David Silver 교수님의 강의 내용을 정리하고자 한다(링크).
1. Introduction
강화학습은 다음과 같은 특징이 있다.
- Supervisor가 없고 오직 reward signal만 있음
- Feedback은 즉시 올 수도 있지만 지연될 수도 있음
- 시간을 고려해야 함(sequential, non i.i.d data)
- Agent의 action이 이후 데이터들에 영향을 줌
2. RL 문제 정의
1) Reward
Reward($R_{t}$)는 $t$ 시점에서 agent가 얼마나 잘하고 있는지에 대한 scalar feedback signal이며, 강화학습은 아래와 같은 reward hypothesis를 기반으로 한다.
Reward Hypothesis
All goals can be described by the maximization of expected cumulative reward
강화학습의 궁극적인 목표는 total future reward를 최대로 하는 action을 찾는 것이다. Action은 long-term consequence가 있을 수 있고, reward는 지연될 수도 있고, immediate reward를 더 받는 것 보다 long-term reward를 받는 것이 더 좋을 수도 있다.
2) Agent and Environment
강화학습 세팅은 agent와 environment로 구성된다.
각 step $t$에서
i. Agent
action $A_{t}$를 수행
observation $O_{t}$를 얻음
scalar reward $R_{t}$를 얻음
ii. Environment
action $A_{t}$를 받음
observation $O_{t+1}$, scalar reward $R_{t+1}$를 내보냄
3) History and State
History는 강화학습이 진행되면서 기록되는 데이터인 sequence of observation, action, reward를 의미한다.
- $H_{t} = O_{1}, R_{1},A_{1} \cdots, A_{t-1}, O_{t}, R_{t}$
State는 어떤 일이 일어날 것인지에 대한 상태정보를 담고 있는 개념으로 history에 대한 함수로 표현될 수 있다.
- $S_{t} = f(H_{t})$
Information state(Markov state)는 모든 history에 대한 정보를 담고 있는 개념이다.
A state $S_{t}$ is Markov if and only if
$$\mathbb{P}[S_{t+1}|S_{t}] = \mathbb{P}[S_{t+1}|S_{1},\cdots,S_{t}]$$
이는 "The future is independent of the past given the present"와 같이 표현할 수 있다.
- $H_{1:t} \rightarrow S_{t} \rightarrow H_{t+1:\infty }$
Once the state is known, the history may be thrown away.
The State is a sufficient statistic of the future.
i. Environment State
$S^{e}_{t}$(environment state)는 환경에 대한 독립적인 표현(environment’s private representation)으로, 보통 agent가 직접 관찰할 수 없다.
ii. Agent State
$S^{a}_{t}$(environment state)는 agent에 대한 독립적인 표현(agent's internal representation)으로, $S^{a}_{t} = f(H_{t})$와 같이 history에 대한 함수로 표현될 수 있다.
4) Observability
i.
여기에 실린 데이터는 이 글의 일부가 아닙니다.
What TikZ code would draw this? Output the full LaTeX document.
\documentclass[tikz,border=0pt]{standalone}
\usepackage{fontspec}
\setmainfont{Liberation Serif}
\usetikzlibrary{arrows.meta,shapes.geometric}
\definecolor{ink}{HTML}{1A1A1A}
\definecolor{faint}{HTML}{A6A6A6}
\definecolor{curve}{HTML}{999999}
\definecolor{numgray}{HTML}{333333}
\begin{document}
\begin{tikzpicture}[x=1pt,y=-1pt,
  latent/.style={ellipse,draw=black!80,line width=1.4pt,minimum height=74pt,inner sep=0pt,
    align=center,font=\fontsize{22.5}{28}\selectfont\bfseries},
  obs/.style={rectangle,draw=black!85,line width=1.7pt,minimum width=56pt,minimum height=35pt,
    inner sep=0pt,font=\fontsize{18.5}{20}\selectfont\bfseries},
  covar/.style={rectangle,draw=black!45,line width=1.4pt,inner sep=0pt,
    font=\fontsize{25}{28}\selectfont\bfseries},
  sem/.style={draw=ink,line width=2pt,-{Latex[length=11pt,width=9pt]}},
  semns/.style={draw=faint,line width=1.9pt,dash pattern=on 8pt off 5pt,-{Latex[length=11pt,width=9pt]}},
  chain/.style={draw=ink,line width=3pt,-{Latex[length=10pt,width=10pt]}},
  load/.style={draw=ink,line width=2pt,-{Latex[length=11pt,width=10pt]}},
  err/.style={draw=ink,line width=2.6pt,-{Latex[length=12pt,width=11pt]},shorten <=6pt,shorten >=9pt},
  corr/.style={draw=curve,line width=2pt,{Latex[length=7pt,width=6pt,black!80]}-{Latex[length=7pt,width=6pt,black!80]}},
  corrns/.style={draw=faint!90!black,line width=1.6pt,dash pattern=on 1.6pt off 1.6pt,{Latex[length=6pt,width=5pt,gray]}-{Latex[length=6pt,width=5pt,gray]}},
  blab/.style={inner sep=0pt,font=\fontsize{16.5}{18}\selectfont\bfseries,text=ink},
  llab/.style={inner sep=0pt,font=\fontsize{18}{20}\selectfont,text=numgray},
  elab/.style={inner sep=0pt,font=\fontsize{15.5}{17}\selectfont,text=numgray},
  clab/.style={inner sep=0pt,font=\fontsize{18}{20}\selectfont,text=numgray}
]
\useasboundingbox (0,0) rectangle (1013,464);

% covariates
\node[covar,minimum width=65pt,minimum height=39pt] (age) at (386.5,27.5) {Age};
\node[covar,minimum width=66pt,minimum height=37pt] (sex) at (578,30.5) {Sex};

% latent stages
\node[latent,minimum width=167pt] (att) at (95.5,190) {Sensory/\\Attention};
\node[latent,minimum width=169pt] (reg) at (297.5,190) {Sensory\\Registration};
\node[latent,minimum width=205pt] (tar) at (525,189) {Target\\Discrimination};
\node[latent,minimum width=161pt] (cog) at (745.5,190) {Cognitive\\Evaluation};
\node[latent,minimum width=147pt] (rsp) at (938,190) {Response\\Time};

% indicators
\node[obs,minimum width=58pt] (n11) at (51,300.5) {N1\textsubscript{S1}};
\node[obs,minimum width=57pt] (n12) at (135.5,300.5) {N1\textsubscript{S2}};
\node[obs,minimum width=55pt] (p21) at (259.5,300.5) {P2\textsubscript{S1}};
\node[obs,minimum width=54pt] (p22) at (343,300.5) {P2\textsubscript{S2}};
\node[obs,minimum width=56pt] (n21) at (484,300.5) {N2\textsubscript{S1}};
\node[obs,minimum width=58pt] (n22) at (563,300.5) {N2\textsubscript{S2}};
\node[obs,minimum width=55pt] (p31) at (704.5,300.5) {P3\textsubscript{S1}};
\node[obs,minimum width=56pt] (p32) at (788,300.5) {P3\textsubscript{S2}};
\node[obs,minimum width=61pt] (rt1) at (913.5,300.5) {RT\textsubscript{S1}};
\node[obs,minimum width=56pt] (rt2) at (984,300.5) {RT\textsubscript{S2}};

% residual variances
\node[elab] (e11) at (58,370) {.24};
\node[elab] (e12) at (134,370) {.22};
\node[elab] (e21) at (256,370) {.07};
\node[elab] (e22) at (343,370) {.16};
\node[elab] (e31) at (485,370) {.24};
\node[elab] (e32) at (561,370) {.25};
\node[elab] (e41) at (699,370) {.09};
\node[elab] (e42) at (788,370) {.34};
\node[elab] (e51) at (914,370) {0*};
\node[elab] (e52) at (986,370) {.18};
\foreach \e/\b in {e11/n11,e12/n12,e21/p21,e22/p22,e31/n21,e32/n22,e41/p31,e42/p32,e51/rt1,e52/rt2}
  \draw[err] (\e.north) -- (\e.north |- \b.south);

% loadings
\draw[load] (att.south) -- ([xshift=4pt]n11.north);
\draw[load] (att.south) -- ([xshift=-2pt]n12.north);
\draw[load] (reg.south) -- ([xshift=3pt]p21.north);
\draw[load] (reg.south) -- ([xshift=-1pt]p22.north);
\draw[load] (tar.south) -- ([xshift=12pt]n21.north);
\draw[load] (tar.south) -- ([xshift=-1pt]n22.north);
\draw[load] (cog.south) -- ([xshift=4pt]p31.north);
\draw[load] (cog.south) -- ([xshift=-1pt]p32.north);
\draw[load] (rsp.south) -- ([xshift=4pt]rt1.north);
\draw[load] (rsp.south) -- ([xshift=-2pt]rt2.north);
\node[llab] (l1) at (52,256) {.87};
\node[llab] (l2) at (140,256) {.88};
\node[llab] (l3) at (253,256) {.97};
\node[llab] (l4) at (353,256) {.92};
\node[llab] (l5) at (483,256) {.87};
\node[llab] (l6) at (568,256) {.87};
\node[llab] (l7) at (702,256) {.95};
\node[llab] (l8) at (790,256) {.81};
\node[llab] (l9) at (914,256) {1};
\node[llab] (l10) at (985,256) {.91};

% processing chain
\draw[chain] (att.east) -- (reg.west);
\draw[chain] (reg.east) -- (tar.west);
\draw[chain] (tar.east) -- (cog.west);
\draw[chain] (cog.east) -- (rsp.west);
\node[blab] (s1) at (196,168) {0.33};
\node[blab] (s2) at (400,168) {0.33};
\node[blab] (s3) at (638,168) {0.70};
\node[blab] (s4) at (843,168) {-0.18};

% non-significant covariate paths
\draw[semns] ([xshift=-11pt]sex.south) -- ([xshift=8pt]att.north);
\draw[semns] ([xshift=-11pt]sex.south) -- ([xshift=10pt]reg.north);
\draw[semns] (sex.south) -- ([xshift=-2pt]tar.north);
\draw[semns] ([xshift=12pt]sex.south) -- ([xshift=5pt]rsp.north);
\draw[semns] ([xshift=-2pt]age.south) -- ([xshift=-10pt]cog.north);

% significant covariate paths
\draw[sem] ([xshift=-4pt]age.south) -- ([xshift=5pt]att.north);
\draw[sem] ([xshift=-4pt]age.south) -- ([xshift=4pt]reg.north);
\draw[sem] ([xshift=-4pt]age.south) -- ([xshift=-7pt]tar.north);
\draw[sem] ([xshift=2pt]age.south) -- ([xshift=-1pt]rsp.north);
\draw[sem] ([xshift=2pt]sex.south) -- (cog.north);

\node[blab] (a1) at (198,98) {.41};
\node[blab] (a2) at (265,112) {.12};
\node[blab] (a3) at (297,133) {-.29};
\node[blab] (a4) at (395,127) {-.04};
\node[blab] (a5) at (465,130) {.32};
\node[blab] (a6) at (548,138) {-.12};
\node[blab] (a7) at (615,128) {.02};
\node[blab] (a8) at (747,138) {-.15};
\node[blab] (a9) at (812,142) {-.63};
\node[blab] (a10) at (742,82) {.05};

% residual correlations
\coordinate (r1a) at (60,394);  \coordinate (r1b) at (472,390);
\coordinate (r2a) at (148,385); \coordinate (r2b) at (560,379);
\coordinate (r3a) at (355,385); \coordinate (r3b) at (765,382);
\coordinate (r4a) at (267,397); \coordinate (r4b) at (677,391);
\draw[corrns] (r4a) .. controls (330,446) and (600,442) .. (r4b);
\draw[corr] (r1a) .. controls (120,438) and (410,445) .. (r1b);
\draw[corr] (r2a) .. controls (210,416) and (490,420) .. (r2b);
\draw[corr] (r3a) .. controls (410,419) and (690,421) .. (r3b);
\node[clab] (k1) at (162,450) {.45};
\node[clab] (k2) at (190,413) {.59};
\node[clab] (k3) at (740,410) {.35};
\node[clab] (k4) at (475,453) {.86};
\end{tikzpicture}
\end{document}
Full observability
Agent가 environment의 모든 정보를 directly 관찰가능한 상황이면 full observable한 상황이라고 하며, 이런 세팅을 Markov Decision Process(MDP)라 한다.
- Agent state = Environment state = Information State
$O_{t} = S^{a}_{t} = S^{e}_{t}$
ii. Partial observability
Agent가 environment를 indirectly하게만 관찰하는 상황으로, 이런 세팅을 partially observable Markov Decision Process(POMDP)라 한다. 이때 Agent는 자기 자신의 state represention $S^{a}_{t}$를 구축해야 한다.
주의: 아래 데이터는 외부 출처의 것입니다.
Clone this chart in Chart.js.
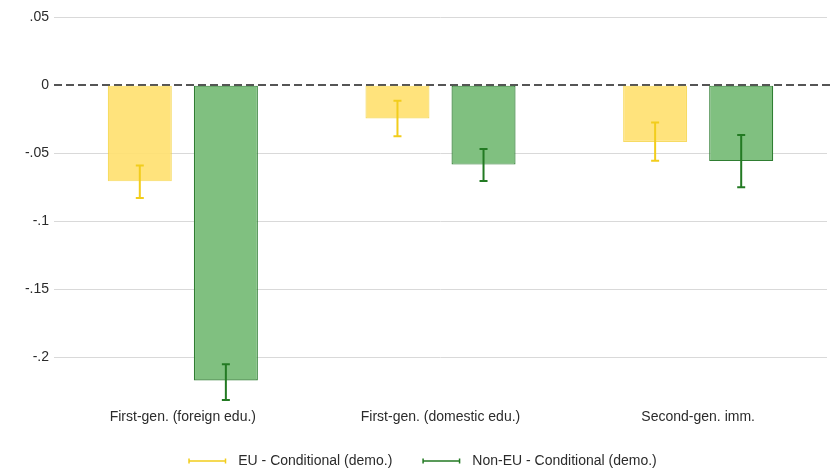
<!DOCTYPE html>
<html>
<head>
<meta charset="utf-8">
<script src="https://cdn.jsdelivr.net/npm/chart.js@4.4.1/dist/chart.umd.min.js"></script>
<style>
  html, body { margin: 0; padding: 0; background: #ffffff; }
  #wrap { width: 830px; height: 469px; }
</style>
</head>
<body>
<div id="wrap"><canvas id="chart" width="830" height="469"></canvas></div>
<script>
// Categories and series
const categories = ["First-gen. (foreign edu.)", "First-gen. (domestic edu.)", "Second-gen. imm."];
const seriesNames = ["EU - Conditional (demo.)", "Non-EU - Conditional (demo.)"];
const euValues = [-0.0707, -0.0245, -0.0418];
const euLow = [-0.083, -0.0376, -0.0556];
const euHigh = [-0.059, -0.0115, -0.0275];
const nonEuValues = [-0.217, -0.0584, -0.0558];
const nonEuLow = [-0.2314, -0.0705, -0.0750];
const nonEuHigh = [-0.205, -0.047, -0.0366];
const yTickValues = [0.05, 0, -0.05, -0.1, -0.15, -0.2];
const yTickLabels = [".05", "0", "-.05", "-.1", "-.15", "-.2"];

const FONT = "'Liberation Sans', Arial, sans-serif";
const TEXT = "#2b2b2b";

const styles = [
  { fill: "rgba(255, 224, 110, 0.9)", border: "rgba(245, 210, 60, 0.8)", err: "#f2cd1c" },
  { fill: "#80c080", border: "#2f7d32", err: "#237a23" }
];

// Error bars drawn on top of the bars using the chart's own scales
const errorBars = {
  id: "errorBars",
  afterDatasetsDraw(chart) {
    const ctx = chart.ctx;
    const y = chart.scales.y;
    const ranges = [[euLow, euHigh], [nonEuLow, nonEuHigh]];
    chart.data.datasets.forEach((ds, di) => {
      const meta = chart.getDatasetMeta(di);
      meta.data.forEach((bar, i) => {
        const x = bar.x;
        const y1 = y.getPixelForValue(ranges[di][0][i]);
        const y2 = y.getPixelForValue(ranges[di][1][i]);
        ctx.save();
        ctx.strokeStyle = styles[di].err;
        ctx.lineWidth = 2;
        ctx.beginPath();
        ctx.moveTo(x, y1); ctx.lineTo(x, y2);
        ctx.moveTo(x - 4, y1); ctx.lineTo(x + 4, y1);
        ctx.moveTo(x - 4, y2); ctx.lineTo(x + 4, y2);
        ctx.stroke();
        ctx.restore();
      });
    });
  }
};

// Dashed reference line at zero
const zeroLine = {
  id: "zeroLine",
  beforeDatasetsDraw(chart) {
    const ctx = chart.ctx;
    const area = chart.chartArea;
    const y0 = Math.round(chart.scales.y.getPixelForValue(0));
    ctx.save();
    ctx.strokeStyle = "#555555";
    ctx.lineWidth = 2;
    ctx.setLineDash([8, 4]);
    ctx.beginPath();
    ctx.moveTo(area.left, y0);
    ctx.lineTo(chart.width, y0);
    ctx.stroke();
    ctx.restore();
  }
};

// Legend with error-bar style line keys, centred below the axis
const capLegend = {
  id: "capLegend",
  afterDraw(chart) {
    const ctx = chart.ctx;
    ctx.save();
    ctx.font = "14px " + FONT;
    ctx.textBaseline = "middle";
    const keyW = 38, gapText = 12, gapItem = 30;
    const widths = seriesNames.map(n => keyW + gapText + ctx.measureText(n).width);
    const total = widths[0] + gapItem + widths[1];
    let x = 422.5 - total / 2;
    const yc = 461;
    seriesNames.forEach((name, i) => {
      ctx.strokeStyle = styles[i].err;
      ctx.lineWidth = 1.5;
      ctx.beginPath();
      ctx.moveTo(x, yc); ctx.lineTo(x + keyW, yc);
      ctx.moveTo(x + 0.75, yc - 2.5); ctx.lineTo(x + 0.75, yc + 2.5);
      ctx.moveTo(x + keyW - 0.75, yc - 2.5); ctx.lineTo(x + keyW - 0.75, yc + 2.5);
      ctx.stroke();
      ctx.fillStyle = TEXT;
      ctx.textAlign = "left";
      ctx.fillText(name, x + keyW + gapText, yc);
      x += widths[i] + gapItem;
    });
    ctx.restore();
  }
};

new Chart(document.getElementById("chart"), {
  type: "bar",
  data: {
    labels: categories,
    datasets: [
      {
        label: seriesNames[0],
        data: euValues,
        backgroundColor: styles[0].fill,
        borderColor: styles[0].border,
        borderWidth: 1.2,
        borderSkipped: false
      },
      {
        label: seriesNames[1],
        data: nonEuValues,
        backgroundColor: styles[1].fill,
        borderColor: styles[1].border,
        borderWidth: 1.2,
        borderSkipped: false
      }
    ]
  },
  options: {
    responsive: false,
    animation: false,
    devicePixelRatio: 1,
    layout: { padding: { top: 7, right: 3, bottom: 44, left: 0 } },
    datasets: {
      bar: { categoryPercentage: 0.668, barPercentage: 0.744 }
    },
    plugins: {
      legend: { display: false },
      tooltip: { enabled: false }
    },
    scales: {
      x: {
        grid: { display: false, drawTicks: false },
        border: { display: false },
        ticks: { color: TEXT, font: { family: FONT, size: 14 }, padding: 4, maxRotation: 0 },
        afterFit(scale) { scale.height = 20; }
      },
      y: {
        min: -0.235,
        max: 0.0527,
        border: { display: false },
        grid: {
          drawTicks: false,
          color: ctx => (ctx.tick && ctx.tick.value === 0 ? "rgba(0,0,0,0)" : "#d9d9d9"),
          lineWidth: 1
        },
        afterBuildTicks(scale) {
          scale.ticks = yTickValues.map(v => ({ value: v }));
        },
        ticks: {
          color: TEXT,
          font: { family: FONT, size: 14 },
          padding: 5,
          callback: (value) => {
            const idx = yTickValues.findIndex(v => Math.abs(v - value) < 1e-9);
            return idx >= 0 ? yTickLabels[idx] : "";
          }
        },
        afterFit(scale) { scale.width = 54; }
      }
    }
  },
  plugins: [zeroLine, errorBars, capLegend]
});
</script>
</body>
</html>
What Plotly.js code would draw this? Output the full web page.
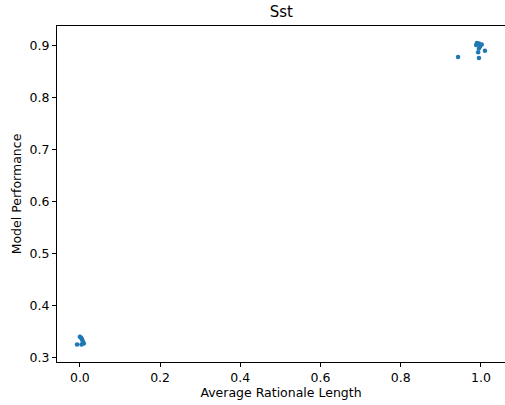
<!DOCTYPE html>
<html>
<head>
<meta charset="utf-8">
<script src="https://cdn.plot.ly/plotly-3.0.1.min.js"></script>
<style>html,body{margin:0;padding:0;background:#fff;}#chart{width:505px;height:405px;}</style>
</head>
<body>
<div id="chart"></div>
<script>
const rationaleLength = [-0.007, 0.000, 0.003, 0.005, 0.006, 0.008, 0.010, 0.004,
                         0.943, 0.988, 0.990, 0.995, 1.002, 0.995, 0.993, 1.010, 0.995, 0.998];
const performance =     [0.325, 0.340, 0.338, 0.336, 0.334, 0.330, 0.327, 0.325,
                         0.879, 0.902, 0.906, 0.905, 0.903, 0.895, 0.888, 0.891, 0.877, 0.899];
const xTicks = [0, 0.2, 0.4, 0.6, 0.8, 1.0];
const xTickText = ['0.0', '0.2', '0.4', '0.6', '0.8', '1.0'];
const yTicks = [0.3, 0.4, 0.5, 0.6, 0.7, 0.8, 0.9];
const yTickText = ['0.3', '0.4', '0.5', '0.6', '0.7', '0.8', '0.9'];

const trace = {
  x: rationaleLength, y: performance, type: 'scatter', mode: 'markers',
  marker: {color: '#1f77b4', size: 4.5}, cliponaxis: false, hoverinfo: 'none'
};
const layout = {
  width: 505, height: 405,
  margin: {l: 57, r: 0, t: 26, b: 43},
  paper_bgcolor: '#fff', plot_bgcolor: '#fff',
  font: {family: 'DejaVu Sans', size: 12.5, color: '#000'},
  showlegend: false,
  title: {text: 'Sst', font: {size: 15, family: 'DejaVu Sans'}, x: 0.557, xanchor: 'center', y: 0.97, yanchor: 'middle'},
  xaxis: {
    range: [-0.057, 1.06], tickvals: xTicks, ticktext: xTickText,
    showgrid: false, zeroline: false, showline: true, linecolor: '#000', linewidth: 1, mirror: true,
    ticks: 'outside', ticklen: 4, tickcolor: '#000', tickfont: {size: 12.5},
    title: {text: 'Average Rationale Length', font: {size: 12.5}, standoff: 4}
  },
  yaxis: {
    range: [0.2915, 0.9385], tickvals: yTicks, ticktext: yTickText,
    showgrid: false, zeroline: false, showline: true, linecolor: '#000', linewidth: 1,
    ticks: 'outside', ticklen: 4, tickcolor: '#000', tickfont: {size: 12.5},
    title: {text: 'Model Performance', font: {size: 12.5}, standoff: 5}
  }
};
Plotly.newPlot('chart', [trace], layout, {displayModeBar: false, staticPlot: true});
</script>
</body>
</html>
- Agent state $\neq $ Environment state
3. RL Agent
RL Agent는 아래와 같은 구성요소들이 있다.
- Policy: agent's behaviour function
- Value Function: measures how good is each state or action
- Model: agent's representation of the environment
1) Policy
Policy는 agent의 행동을 결정짓는 요소로 map from state to action이다.
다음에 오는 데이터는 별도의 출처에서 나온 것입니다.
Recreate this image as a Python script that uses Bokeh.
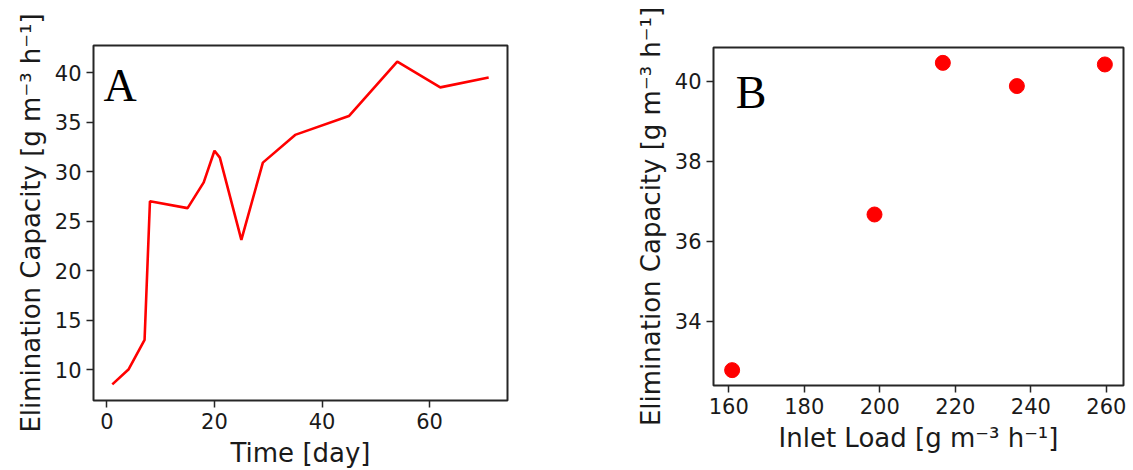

- Deterministic policy: $\color{blue}a = \pi(s)$
- Stochastic policy: $\color{blue}\pi(a|s) = \mathbb{P}[A_{t}=a|S_{t}=s]$
2) Value Function
Value function은 prediction of future reward으로, 어떤 state or action이 얼마나 좋은지를 계산하여 어떤 action을 취해야할지를 결정할 때 사용된다.
- $\color{blue} v_{\pi} = \mathbb{E}_{\pi}[R_{t+1}+\gamma R_{t+2} + \gamma^{2} R_{t+2}+\cdots | S_{t}=s]$
3) Model
Model은 environment가 무엇을 할지에 대한 표현이며, 다음과 같이 transition model과 reward function으로 표현한다.
- Transition probability $\color{blue} \mathcal{P}$: dynamic of env, predicts the next state
$\color{blue} \mathcal{P}^{a}_{ss^{'}} = \mathbb{P}[S_{t+1}=s^{'}|S_{t}=s, A_{t}=a]$ - Reward function $\color{blue} \mathcal{R}$: predicts the next(immediate reward)
$\color{blue} \mathcal{R}^{a}_{s} = \mathbb{E}[R_{t+1}|S_{t}=s, A_{t}=a]$
4. RL category & taxonomy
1) RL category
i-1) Value-based: agent를 value 기반으로 표현
- No policy(Implicit)
- Value Function
i-2) Policy-based: agent를 policy 기반으로 표현
- Policy
- No Value Function
i-3) Actor Critic
- Policy
- Value Function
ii-1) Model-free: Model에 대한 정보(e.g. Transition)를 추정하지 않음
- Policy and/or Value Function
- No Model
ii-2) Model-based: Model에 대한 정보(e.g. Transition)을 추정
- Policy and/or Value Function
- Model
Model-free & Model-based RL에 대한 설명은 openAI글에 잘 설명되어 있다.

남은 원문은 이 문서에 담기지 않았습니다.